Dataset excerpt.
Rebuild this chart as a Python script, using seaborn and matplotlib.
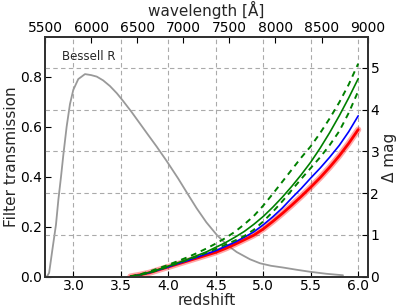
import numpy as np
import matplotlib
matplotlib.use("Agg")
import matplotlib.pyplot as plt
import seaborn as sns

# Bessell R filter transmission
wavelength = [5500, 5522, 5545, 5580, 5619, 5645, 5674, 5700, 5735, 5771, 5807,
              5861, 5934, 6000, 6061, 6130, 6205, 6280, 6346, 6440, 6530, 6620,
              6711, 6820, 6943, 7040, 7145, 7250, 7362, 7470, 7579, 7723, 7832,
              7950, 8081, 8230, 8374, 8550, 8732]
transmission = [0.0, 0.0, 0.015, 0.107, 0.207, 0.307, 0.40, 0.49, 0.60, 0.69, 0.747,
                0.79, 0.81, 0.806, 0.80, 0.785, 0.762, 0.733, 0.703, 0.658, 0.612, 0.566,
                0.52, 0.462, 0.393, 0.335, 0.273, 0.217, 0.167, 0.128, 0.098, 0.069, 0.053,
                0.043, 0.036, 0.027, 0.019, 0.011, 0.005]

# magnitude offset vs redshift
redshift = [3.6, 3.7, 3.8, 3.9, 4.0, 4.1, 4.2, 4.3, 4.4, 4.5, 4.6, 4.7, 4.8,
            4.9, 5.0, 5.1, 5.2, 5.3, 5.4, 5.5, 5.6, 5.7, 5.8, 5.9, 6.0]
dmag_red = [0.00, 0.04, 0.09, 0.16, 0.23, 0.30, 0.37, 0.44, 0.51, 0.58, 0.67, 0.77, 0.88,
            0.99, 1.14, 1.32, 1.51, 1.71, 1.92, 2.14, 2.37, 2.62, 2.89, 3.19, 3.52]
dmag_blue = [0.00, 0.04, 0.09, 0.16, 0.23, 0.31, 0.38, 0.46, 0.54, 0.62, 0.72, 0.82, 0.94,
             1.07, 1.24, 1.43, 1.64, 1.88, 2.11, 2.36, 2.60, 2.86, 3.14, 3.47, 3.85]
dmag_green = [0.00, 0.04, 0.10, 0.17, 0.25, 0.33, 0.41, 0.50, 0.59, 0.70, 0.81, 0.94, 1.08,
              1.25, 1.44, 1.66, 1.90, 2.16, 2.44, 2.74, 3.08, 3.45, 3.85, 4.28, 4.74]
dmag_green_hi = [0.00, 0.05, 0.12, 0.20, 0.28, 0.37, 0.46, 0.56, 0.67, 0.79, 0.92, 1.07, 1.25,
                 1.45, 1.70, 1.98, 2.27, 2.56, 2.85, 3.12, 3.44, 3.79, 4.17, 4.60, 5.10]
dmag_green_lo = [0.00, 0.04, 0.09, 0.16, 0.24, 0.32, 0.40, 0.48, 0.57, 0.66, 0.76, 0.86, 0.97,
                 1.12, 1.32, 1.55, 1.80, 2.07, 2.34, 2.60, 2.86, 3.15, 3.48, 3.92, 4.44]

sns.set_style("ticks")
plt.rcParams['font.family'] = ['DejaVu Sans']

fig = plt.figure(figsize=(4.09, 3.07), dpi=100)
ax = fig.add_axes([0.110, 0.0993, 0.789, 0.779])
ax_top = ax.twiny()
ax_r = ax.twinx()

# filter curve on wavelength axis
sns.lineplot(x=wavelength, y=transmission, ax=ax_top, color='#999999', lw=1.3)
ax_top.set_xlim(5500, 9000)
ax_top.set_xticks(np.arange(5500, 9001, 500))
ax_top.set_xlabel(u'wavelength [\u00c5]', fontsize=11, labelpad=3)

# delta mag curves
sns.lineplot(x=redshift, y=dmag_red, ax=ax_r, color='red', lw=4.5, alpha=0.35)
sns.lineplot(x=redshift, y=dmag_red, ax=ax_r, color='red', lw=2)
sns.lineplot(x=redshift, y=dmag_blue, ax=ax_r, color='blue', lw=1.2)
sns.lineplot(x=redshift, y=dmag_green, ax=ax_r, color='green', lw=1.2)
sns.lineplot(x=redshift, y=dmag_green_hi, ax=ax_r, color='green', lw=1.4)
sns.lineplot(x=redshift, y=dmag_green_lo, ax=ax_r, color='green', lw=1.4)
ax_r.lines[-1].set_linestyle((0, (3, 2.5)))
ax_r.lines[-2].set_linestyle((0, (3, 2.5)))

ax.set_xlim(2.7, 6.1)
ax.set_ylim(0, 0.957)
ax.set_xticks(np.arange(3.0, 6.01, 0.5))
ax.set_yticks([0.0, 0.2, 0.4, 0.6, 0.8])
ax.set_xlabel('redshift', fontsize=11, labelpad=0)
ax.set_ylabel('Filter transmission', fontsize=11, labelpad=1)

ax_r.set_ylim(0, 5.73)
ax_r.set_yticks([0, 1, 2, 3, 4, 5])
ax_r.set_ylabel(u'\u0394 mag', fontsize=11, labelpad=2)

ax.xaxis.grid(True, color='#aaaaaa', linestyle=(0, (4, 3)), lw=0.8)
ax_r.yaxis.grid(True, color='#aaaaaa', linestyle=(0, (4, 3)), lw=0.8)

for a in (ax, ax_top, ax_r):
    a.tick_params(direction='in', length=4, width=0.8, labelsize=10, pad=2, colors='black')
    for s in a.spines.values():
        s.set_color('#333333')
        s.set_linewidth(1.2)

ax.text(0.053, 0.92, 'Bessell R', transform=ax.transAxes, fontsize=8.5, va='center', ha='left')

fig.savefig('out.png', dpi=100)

Exercise. Your task is to reproduce exactly the lines from the start of the data above through the line containing "import seaborn as sns", leaving every picture out.

Solution to this task.
Rebuild this chart as a Python script, using seaborn and matplotlib.
import numpy as np
import matplotlib
matplotlib.use("Agg")
import matplotlib.pyplot as plt
import seaborn as sns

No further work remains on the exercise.